Max Reimann bekam kurz darauf die wieder­ge­won­nenen Blumen, führte die üblichen Gespräche und besich­tigte die Zamech-Werke. Als er sich müde zu fühlen begann, geleitete man ihn für einige Zeit in ein für ihn vorbe­rei­tetes Zimmer. Immerhin war er damals bereits 70 Jahre alt und gesund­heitlich angeschlagen ; ein Auge wurde zudem von einer schwarzen Augen­klappe verdeckt. Abgerundet wurde der Besuch in Elbing schließlich durch ein festliches Essen im Restaurant Słowiańska (dem ehem. Central-Hotel). Am Bahnhof wartete dann wieder »Gomułkas Salon­wagen« auf den hohen Gast. Der letzte Nutzer dieses Luxus-Wagens war übrigens Minis­ter­prä­sident Piotr Jaroszewicz, der ebenso wie Parteichef Edward Gierek sein Amt im Reformjahr 1980 verlor.

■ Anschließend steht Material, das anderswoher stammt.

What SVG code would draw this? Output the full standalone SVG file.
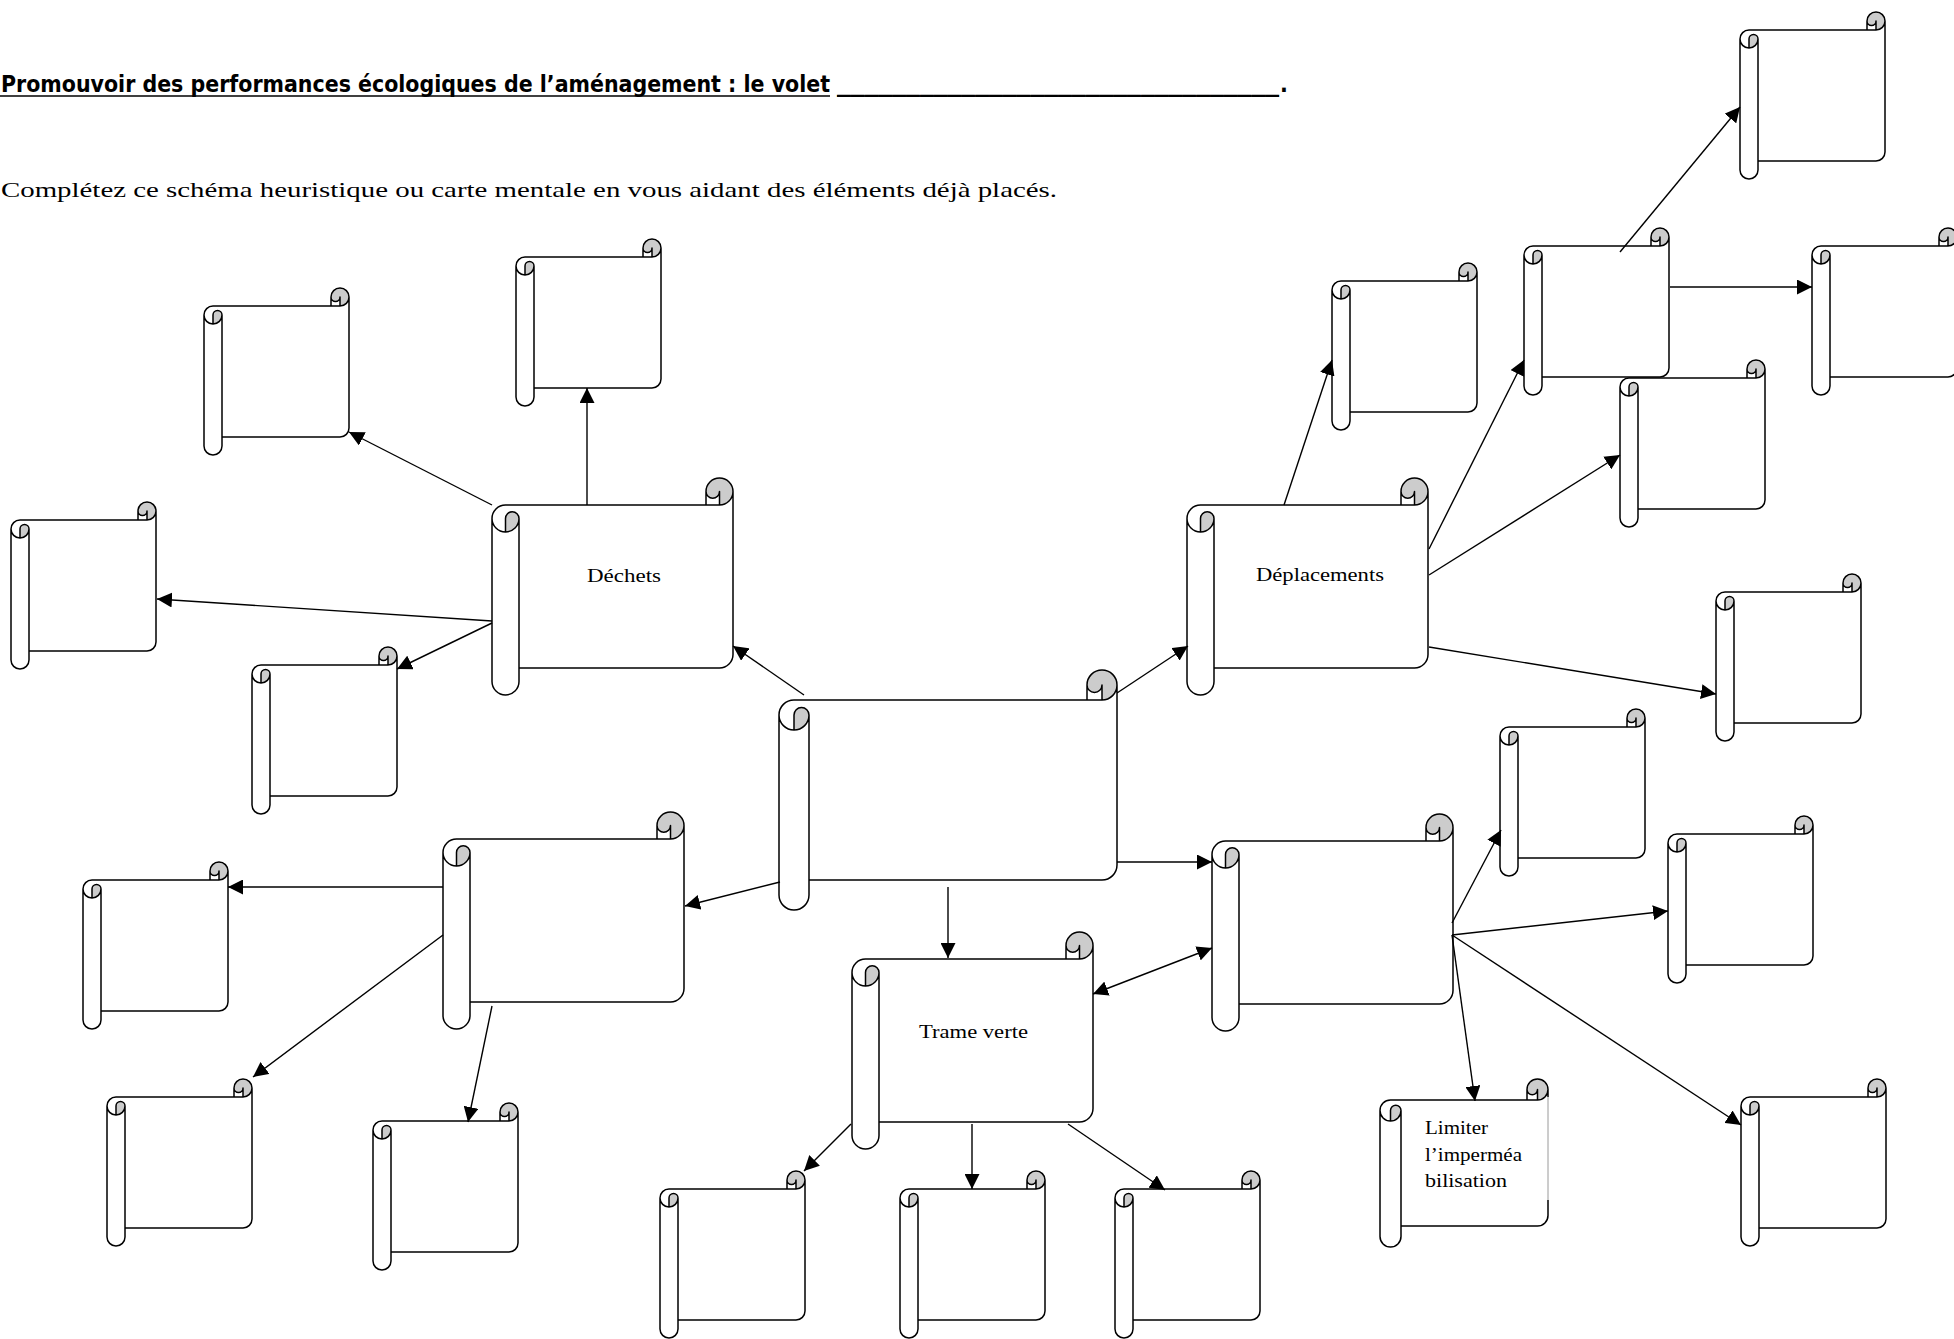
<svg xmlns="http://www.w3.org/2000/svg" xmlns:xlink="http://www.w3.org/1999/xlink" width="1954" height="1339" viewBox="0 0 1954 1339">
<style>
.sf{fill:#ffffff;stroke:none}
.sg{fill:#cccccc;stroke:none}
.ss{fill:none;stroke:#000000;stroke-width:1.5;stroke-linejoin:round}
.lbl{font-family:"Liberation Serif","DejaVu Serif",serif;font-size:19px;fill:#000000}
.ttl{font-family:"Liberation Sans Narrow","DejaVu Sans Condensed","Liberation Sans",sans-serif;font-weight:bold;font-size:23px;fill:#000000}
.sub{font-family:"Liberation Serif","DejaVu Serif",serif;font-size:21px;fill:#000000}
.cn{fill:none;stroke:#000000;stroke-width:1.4}
.ul{stroke:#000000;stroke-width:1.6}
</style>
<defs>
<marker id="ah" viewBox="0 0 15 15" refX="15" refY="7.5" markerWidth="15" markerHeight="15" markerUnits="userSpaceOnUse" orient="auto-start-reverse"><path d="M0,0 L15,7.5 L0,15 Z" fill="#000000"/></marker>
<g id="scroll-s">
<path class="sf" d="M0,27 A9 9 0 0 1 9,18 L127,18 L127,9 A9 9 0 0 1 145,9 L145,140 A9 9 0 0 1 136,149 L18,149 L18,158 A9 9 0 0 1 0,158 Z"/>
<path class="sg" d="M136,18 A9 9 0 1 0 127,9 A4.5 4.5 0 0 0 136,9 Z M9,36 A9 9 0 0 0 18,27 A4.5 4.5 0 0 0 9,27 Z"/>
<path class="ss" d="M0,27 A9 9 0 0 1 9,18 L127,18 L127,9 A9 9 0 0 1 145,9 L145,140 A9 9 0 0 1 136,149 L18,149 L18,158 A9 9 0 0 1 0,158 Z M127,18 L136,18 A9 9 0 0 0 145,9 M136,18 L136,9 A4.5 4.5 0 0 1 127,9 M9,36 L9,27 A4.5 4.5 0 0 1 18,27 A9 9 0 0 1 0,27 M18,27 L18,149"/>
</g>
<g id="scroll-l">
<path class="sf" d="M0,31.5 A10.5 10.5 0 0 1 10.5,21 L147,21 L147,10.5 A10.5 10.5 0 0 1 168,10.5 L168,136.5 A10.5 10.5 0 0 1 157.5,147 L21,147 L21,157.5 A10.5 10.5 0 0 1 0,157.5 Z"/>
<path class="sg" d="M157.5,21 A10.5 10.5 0 1 0 147,10.5 A5.25 5.25 0 0 0 157.5,10.5 Z M10.5,42 A10.5 10.5 0 0 0 21,31.5 A5.25 5.25 0 0 0 10.5,31.5 Z"/>
<path class="ss" d="M0,31.5 A10.5 10.5 0 0 1 10.5,21 L147,21 L147,10.5 A10.5 10.5 0 0 1 168,10.5 L168,136.5 A10.5 10.5 0 0 1 157.5,147 L21,147 L21,157.5 A10.5 10.5 0 0 1 0,157.5 Z M147,21 L157.5,21 A10.5 10.5 0 0 0 168,10.5 M157.5,21 L157.5,10.5 A5.25 5.25 0 0 1 147,10.5 M10.5,42 L10.5,31.5 A5.25 5.25 0 0 1 21,31.5 A10.5 10.5 0 0 1 0,31.5 M21,31.5 L21,147"/>
</g>
<g id="scroll-m">
<path class="sf" d="M0,40.5 A13.5 13.5 0 0 1 13.5,27 L214,27 L214,13.5 A13.5 13.5 0 0 1 241,13.5 L241,176.5 A13.5 13.5 0 0 1 227.5,190 L27,190 L27,203.5 A13.5 13.5 0 0 1 0,203.5 Z"/>
<path class="sg" d="M227.5,27 A13.5 13.5 0 1 0 214,13.5 A6.75 6.75 0 0 0 227.5,13.5 Z M13.5,54 A13.5 13.5 0 0 0 27,40.5 A6.75 6.75 0 0 0 13.5,40.5 Z"/>
<path class="ss" d="M0,40.5 A13.5 13.5 0 0 1 13.5,27 L214,27 L214,13.5 A13.5 13.5 0 0 1 241,13.5 L241,176.5 A13.5 13.5 0 0 1 227.5,190 L27,190 L27,203.5 A13.5 13.5 0 0 1 0,203.5 Z M214,27 L227.5,27 A13.5 13.5 0 0 0 241,13.5 M227.5,27 L227.5,13.5 A6.75 6.75 0 0 1 214,13.5 M13.5,54 L13.5,40.5 A6.75 6.75 0 0 1 27,40.5 A13.5 13.5 0 0 1 0,40.5 M27,40.5 L27,190"/>
</g>
<g id="scroll-c">
<path class="sf" d="M0,45 A15 15 0 0 1 15,30 L308,30 L308,15 A15 15 0 0 1 338,15 L338,195 A15 15 0 0 1 323,210 L30,210 L30,225 A15 15 0 0 1 0,225 Z"/>
<path class="sg" d="M323,30 A15 15 0 1 0 308,15 A7.5 7.5 0 0 0 323,15 Z M15,60 A15 15 0 0 0 30,45 A7.5 7.5 0 0 0 15,45 Z"/>
<path class="ss" d="M0,45 A15 15 0 0 1 15,30 L308,30 L308,15 A15 15 0 0 1 338,15 L338,195 A15 15 0 0 1 323,210 L30,210 L30,225 A15 15 0 0 1 0,225 Z M308,30 L323,30 A15 15 0 0 0 338,15 M323,30 L323,15 A7.5 7.5 0 0 1 308,15 M15,60 L15,45 A7.5 7.5 0 0 1 30,45 A15 15 0 0 1 0,45 M30,45 L30,210"/>
</g>
</defs>
<rect x="0" y="0" width="1954" height="1339" fill="#ffffff"/>
<g id="title">
<text class="ttl" x="1" y="92" textLength="829" lengthAdjust="spacingAndGlyphs">Promouvoir des performances écologiques de l’aménagement : le volet</text>
<line class="ul" x1="0" y1="96" x2="830" y2="96"/>
<text class="ttl" x="837" y="92" textLength="442" lengthAdjust="spacingAndGlyphs">________________________________</text>
<line class="ul" x1="837" y1="96" x2="1279" y2="96"/>
<text class="ttl" x="1280" y="92">.</text>
</g>
<g id="instructions">
<text class="sub" x="1" y="197" textLength="1056" lengthAdjust="spacingAndGlyphs">Complétez ce schéma heuristique ou carte mentale en vous aidant des éléments déjà placés.</text>
</g>
<g id="nodes">
<g id="node-central"><use xlink:href="#scroll-c" x="779" y="670"/></g>
<g id="node-dechets"><use xlink:href="#scroll-m" x="492" y="478"/><text class="lbl" x="587" y="582" textLength="74" lengthAdjust="spacingAndGlyphs">Déchets</text></g>
<g id="node-deplacements"><use xlink:href="#scroll-m" x="1187" y="478"/><text class="lbl" x="1256" y="581" textLength="128" lengthAdjust="spacingAndGlyphs">Déplacements</text></g>
<g id="node-left"><use xlink:href="#scroll-m" x="443" y="812"/></g>
<g id="node-trame"><use xlink:href="#scroll-m" x="852" y="932"/><text class="lbl" x="919" y="1038" textLength="109" lengthAdjust="spacingAndGlyphs">Trame verte</text></g>
<g id="node-right"><use xlink:href="#scroll-m" x="1212" y="814"/></g>
<g id="node-a"><use xlink:href="#scroll-s" x="204" y="288"/></g>
<g id="node-b"><use xlink:href="#scroll-s" x="516" y="239"/></g>
<g id="node-c"><use xlink:href="#scroll-s" x="11" y="502"/></g>
<g id="node-d"><use xlink:href="#scroll-s" x="252" y="647"/></g>
<g id="node-e"><use xlink:href="#scroll-s" x="83" y="862"/></g>
<g id="node-f"><use xlink:href="#scroll-s" x="107" y="1079"/></g>
<g id="node-g"><use xlink:href="#scroll-s" x="373" y="1103"/></g>
<g id="node-h"><use xlink:href="#scroll-s" x="660" y="1171"/></g>
<g id="node-i"><use xlink:href="#scroll-s" x="900" y="1171"/></g>
<g id="node-j"><use xlink:href="#scroll-s" x="1115" y="1171"/></g>
<g id="node-k"><use xlink:href="#scroll-s" x="1332" y="263"/></g>
<g id="node-l"><use xlink:href="#scroll-s" x="1524" y="228"/></g>
<g id="node-m"><use xlink:href="#scroll-s" x="1740" y="12"/></g>
<g id="node-n"><use xlink:href="#scroll-s" x="1812" y="228"/></g>
<g id="node-o"><use xlink:href="#scroll-s" x="1620" y="360"/></g>
<g id="node-p"><use xlink:href="#scroll-s" x="1716" y="574"/></g>
<g id="node-q"><use xlink:href="#scroll-s" x="1500" y="709"/></g>
<g id="node-r"><use xlink:href="#scroll-s" x="1668" y="816"/></g>
<g id="node-s"><use xlink:href="#scroll-s" x="1741" y="1079"/></g>
<g id="node-limiter"><use xlink:href="#scroll-l" x="1380" y="1079"/>
<rect x="1546" y="1097" width="4" height="103" fill="#ffffff"/>
<line x1="1548" y1="1097" x2="1548" y2="1200" stroke="#9a9a9a" stroke-width="1"/>
<text class="lbl" font-size="18" x="1425" y="1134" textLength="63" lengthAdjust="spacingAndGlyphs">Limiter</text>
<text class="lbl" font-size="18" x="1425" y="1161" textLength="97" lengthAdjust="spacingAndGlyphs">l’imperméa</text>
<text class="lbl" font-size="18" x="1425" y="1187" textLength="82" lengthAdjust="spacingAndGlyphs">bilisation</text>
</g>
</g>
<g id="connectors" class="cn" marker-end="url(#ah)">
<path d="M587,505 L587,388"/>
<path d="M492,505 L349,432"/>
<path d="M492,621 L157,599"/>
<path d="M492,623 L397,669"/>
<path d="M804,695 L733,646"/>
<path d="M1117,693 L1188,646"/>
<path d="M1117,862 L1212,862"/>
<path d="M948,887 L948,958"/>
<path d="M780,882 L685,906"/>
<path d="M443,887 L228,887"/>
<path d="M443,935 L253,1077"/>
<path d="M492,1006 L468,1122"/>
<path d="M851,1124 L804,1171"/>
<path d="M972,1124 L972,1189"/>
<path d="M1068,1124 L1165,1190"/>
<path d="M1093,994 L1212,948" marker-start="url(#ah)"/>
<path d="M1452,923 L1501,830"/>
<path d="M1452,935 L1668,911"/>
<path d="M1452,935 L1741,1125"/>
<path d="M1452,935 L1475,1101"/>
<path d="M1284,505 L1332,360"/>
<path d="M1429,549 L1524,360"/>
<path d="M1429,575 L1620,455"/>
<path d="M1429,647 L1716,694"/>
<path d="M1620,252 L1740,107"/>
<path d="M1670,287 L1812,287"/>
</g>
</svg>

Ein Jahr später wurde der Waggon aus dem Verkehr gezogen, und er befindet sich heute im Eisen­bahn­museum in Chabówka (Kreis Neumarkt) in Klein­polen. (Vor einigen Jahren diente er auch zu Drehar­beiten für die Filme Ekstra­dycja und Różyczka.)

Auf seinen Elbing-Aufenthalt kam Reimann noch gelegentlich zurück. Einmal sagte er bei einer Rede: Ich habe meine Heimat­stadt nach dem Krieg gesehen. Es war nicht mehr die Stadt, in der ich geboren wurde und gearbeitet habe. Von dieser Stadt sind nur zwei Häuser geblieben. Alles andere hat der Krieg dem Erdboden gleichgemacht.

Seine Formu­lierung, dass allein »zwei Häuser« vom deutschen Erbe Elbings übrig­ge­blieben seien, war gewiss eine Übertreibung oder eine bewusste Überzeichnung. Passen könnte sie jedoch zum damaligen Aussehen der Altstadt, die nach Abriss, Planierung und Herrichtung des ganzen Geländes tatsächlich den Anblick eines großen mittel­al­ter­lichen Angers mit einer gotischen Kirche in seiner Mitte bot.